— start of Data shown —

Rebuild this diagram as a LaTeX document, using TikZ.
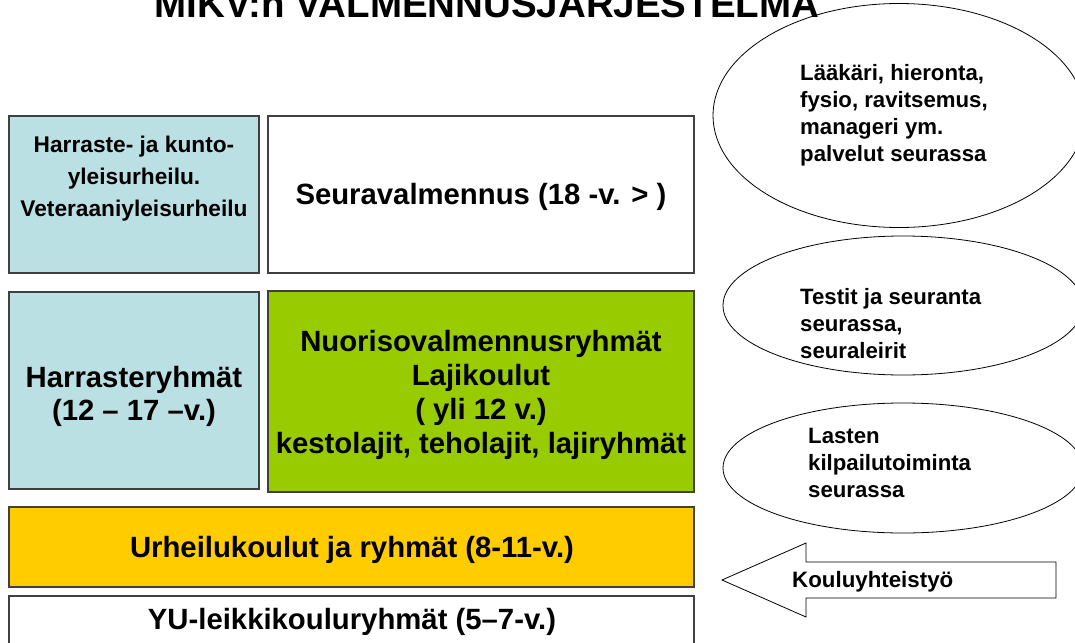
\documentclass[tikz,border=0pt]{standalone}
\usepackage{fontspec}
\setmainfont{Liberation Sans}
\usetikzlibrary{shapes.geometric}

\definecolor{harraste}{HTML}{BBE0E3}
\definecolor{nuoriso}{HTML}{99CC00}
\definecolor{urheilu}{HTML}{FFCC00}
\definecolor{reuna}{HTML}{404040}

\newcommand{\isoteksti}{\fontsize{29.3}{34}\selectfont\bfseries}
\newcommand{\keskiteksti}{\fontsize{22.7}{32}\selectfont\bfseries}
\newcommand{\pieniteksti}{\fontsize{22.2}{27}\selectfont\bfseries}

\begin{document}
\begin{tikzpicture}[x=1pt, y=-1pt,
  laatikko/.style={draw=reuna, line width=1.1pt},
  teksti/.style={shape=rectangle, draw=none, inner sep=0pt, align=center},
  vasen/.style={shape=rectangle, draw=none, inner sep=0pt, align=left, anchor=west},
  soikio/.style={ellipse, draw=black, line width=0.8pt, inner sep=0pt}]
\clip (0,0) rectangle (1075,642);
\useasboundingbox (0,0) rectangle (1075,642);
%%%%%%%%%%%%%%%%%%%%%%%%%%%%%%%%%%%%%%%%%%% HELP LINES
%\draw[help lines, step=50] (0,0) grid (1075,642);

%%%%%%%%%%%%%%%%%%%%%%%%%%%%%%%%%%%%%%%%%%% title
\node[teksti, anchor=base, font=\fontsize{38.5}{40}\selectfont\bfseries](otsikko) at (487,18){MIKV:n VALMENNUSJÄRJESTELMÄ};

%%%%%%%%%%%%%%%%%%%%%%%%%%%%%%%%%%%%%%%%%%% elements
\draw[laatikko, fill=harraste] (9,116) rectangle (259,273);
\node[teksti, font=\keskiteksti](kunto) at (134,179){Harraste- ja kunto-\\ yleisurheilu.\\ Veteraaniyleisurheilu};
\draw[laatikko, fill=white] (268,116) rectangle (694,273);
\node[teksti, font=\isoteksti](seura) at (481,197){Seuravalmennus (18 -v. > )};
\draw[laatikko, fill=harraste] (9,292) rectangle (259,489);
\node[teksti, font=\fontsize{29.3}{33}\selectfont\bfseries](harraste) at (134,396){Harrasteryhmät\\ (12 – 17 –v.)};
\draw[laatikko, fill=nuoriso] (268,291) rectangle (694,492);
\node[teksti, font=\isoteksti](nuoriso) at (481,395){Nuorisovalmennusryhmät\\ Lajikoulut\\ ( yli 12 v.)\\ kestolajit, teholajit, lajiryhmät};
\draw[laatikko, fill=urheilu] (9,507) rectangle (694,587);
\node[teksti, font=\isoteksti](urheilu) at (352,550){Urheilukoulut ja ryhmät (8-11-v.)};
\draw[laatikko, fill=white] (9,596) rectangle (694,660);
\node[teksti, font=\isoteksti](leikki) at (352,622){YU-leikkikouluryhmät (5–7-v.)};

%%%%% services
\node[soikio, minimum width=372pt, minimum height=224pt](e1) at (899,115.5){};
\node[vasen, font=\pieniteksti](palvelut) at (800,115){Lääkäri, hieronta,\\ fysio, ravitsemus,\\ manageri ym.\\ palvelut seurassa};
\node[soikio, minimum width=360pt, minimum height=139pt](e2) at (903,305.5){};
\node[vasen, font=\pieniteksti](testit) at (800,324){Testit ja seuranta\\ seurassa,\\ seuraleirit};
\node[soikio, minimum width=360pt, minimum height=130pt](e3) at (903,468){};
\node[vasen, font=\pieniteksti](lapset) at (808,463){Lasten\\ kilpailutoiminta\\ seurassa};

%%%%% arrow
\draw[line width=0.8pt] (722,580) -- (806,543) -- (806,562) -- (1056,562) -- (1056,598) -- (806,598) -- (806,617) -- cycle;
\node[vasen, font=\fontsize{22.3}{27}\selectfont\bfseries](koulu) at (792,582){Kouluyhteistyö};
\end{tikzpicture}
\end{document}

— end of Data shown —

### Prompt
Reproduce each line exactly as it appears, omitting the pictures.

### Result of the task
Rebuild this diagram as a LaTeX document, using TikZ.
\documentclass[tikz,border=0pt]{standalone}
\usepackage{fontspec}
\setmainfont{Liberation Sans}
\usetikzlibrary{shapes.geometric}

\definecolor{harraste}{HTML}{BBE0E3}
\definecolor{nuoriso}{HTML}{99CC00}
\definecolor{urheilu}{HTML}{FFCC00}
\definecolor{reuna}{HTML}{404040}

\newcommand{\isoteksti}{\fontsize{29.3}{34}\selectfont\bfseries}
\newcommand{\keskiteksti}{\fontsize{22.7}{32}\selectfont\bfseries}
\newcommand{\pieniteksti}{\fontsize{22.2}{27}\selectfont\bfseries}

\begin{document}
\begin{tikzpicture}[x=1pt, y=-1pt,
  laatikko/.style={draw=reuna, line width=1.1pt},
  teksti/.style={shape=rectangle, draw=none, inner sep=0pt, align=center},
  vasen/.style={shape=rectangle, draw=none, inner sep=0pt, align=left, anchor=west},
  soikio/.style={ellipse, draw=black, line width=0.8pt, inner sep=0pt}]
\clip (0,0) rectangle (1075,642);
\useasboundingbox (0,0) rectangle (1075,642);
%%%%%%%%%%%%%%%%%%%%%%%%%%%%%%%%%%%%%%%%%%% HELP LINES
%\draw[help lines, step=50] (0,0) grid (1075,642);

%%%%%%%%%%%%%%%%%%%%%%%%%%%%%%%%%%%%%%%%%%% title
\node[teksti, anchor=base, font=\fontsize{38.5}{40}\selectfont\bfseries](otsikko) at (487,18){MIKV:n VALMENNUSJÄRJESTELMÄ};

%%%%%%%%%%%%%%%%%%%%%%%%%%%%%%%%%%%%%%%%%%% elements
\draw[laatikko, fill=harraste] (9,116) rectangle (259,273);
\node[teksti, font=\keskiteksti](kunto) at (134,179){Harraste- ja kunto-\\ yleisurheilu.\\ Veteraaniyleisurheilu};
\draw[laatikko, fill=white] (268,116) rectangle (694,273);
\node[teksti, font=\isoteksti](seura) at (481,197){Seuravalmennus (18 -v. > )};
\draw[laatikko, fill=harraste] (9,292) rectangle (259,489);
\node[teksti, font=\fontsize{29.3}{33}\selectfont\bfseries](harraste) at (134,396){Harrasteryhmät\\ (12 – 17 –v.)};
\draw[laatikko, fill=nuoriso] (268,291) rectangle (694,492);
\node[teksti, font=\isoteksti](nuoriso) at (481,395){Nuorisovalmennusryhmät\\ Lajikoulut\\ ( yli 12 v.)\\ kestolajit, teholajit, lajiryhmät};
\draw[laatikko, fill=urheilu] (9,507) rectangle (694,587);
\node[teksti, font=\isoteksti](urheilu) at (352,550){Urheilukoulut ja ryhmät (8-11-v.)};
\draw[laatikko, fill=white] (9,596) rectangle (694,660);
\node[teksti, font=\isoteksti](leikki) at (352,622){YU-leikkikouluryhmät (5–7-v.)};

%%%%% services
\node[soikio, minimum width=372pt, minimum height=224pt](e1) at (899,115.5){};
\node[vasen, font=\pieniteksti](palvelut) at (800,115){Lääkäri, hieronta,\\ fysio, ravitsemus,\\ manageri ym.\\ palvelut seurassa};
\node[soikio, minimum width=360pt, minimum height=139pt](e2) at (903,305.5){};
\node[vasen, font=\pieniteksti](testit) at (800,324){Testit ja seuranta\\ seurassa,\\ seuraleirit};
\node[soikio, minimum width=360pt, minimum height=130pt](e3) at (903,468){};
\node[vasen, font=\pieniteksti](lapset) at (808,463){Lasten\\ kilpailutoiminta\\ seurassa};

%%%%% arrow
\draw[line width=0.8pt] (722,580) -- (806,543) -- (806,562) -- (1056,562) -- (1056,598) -- (806,598) -- (806,617) -- cycle;
\node[vasen, font=\fontsize{22.3}{27}\selectfont\bfseries](koulu) at (792,582){Kouluyhteistyö};
\end{tikzpicture}
\end{document}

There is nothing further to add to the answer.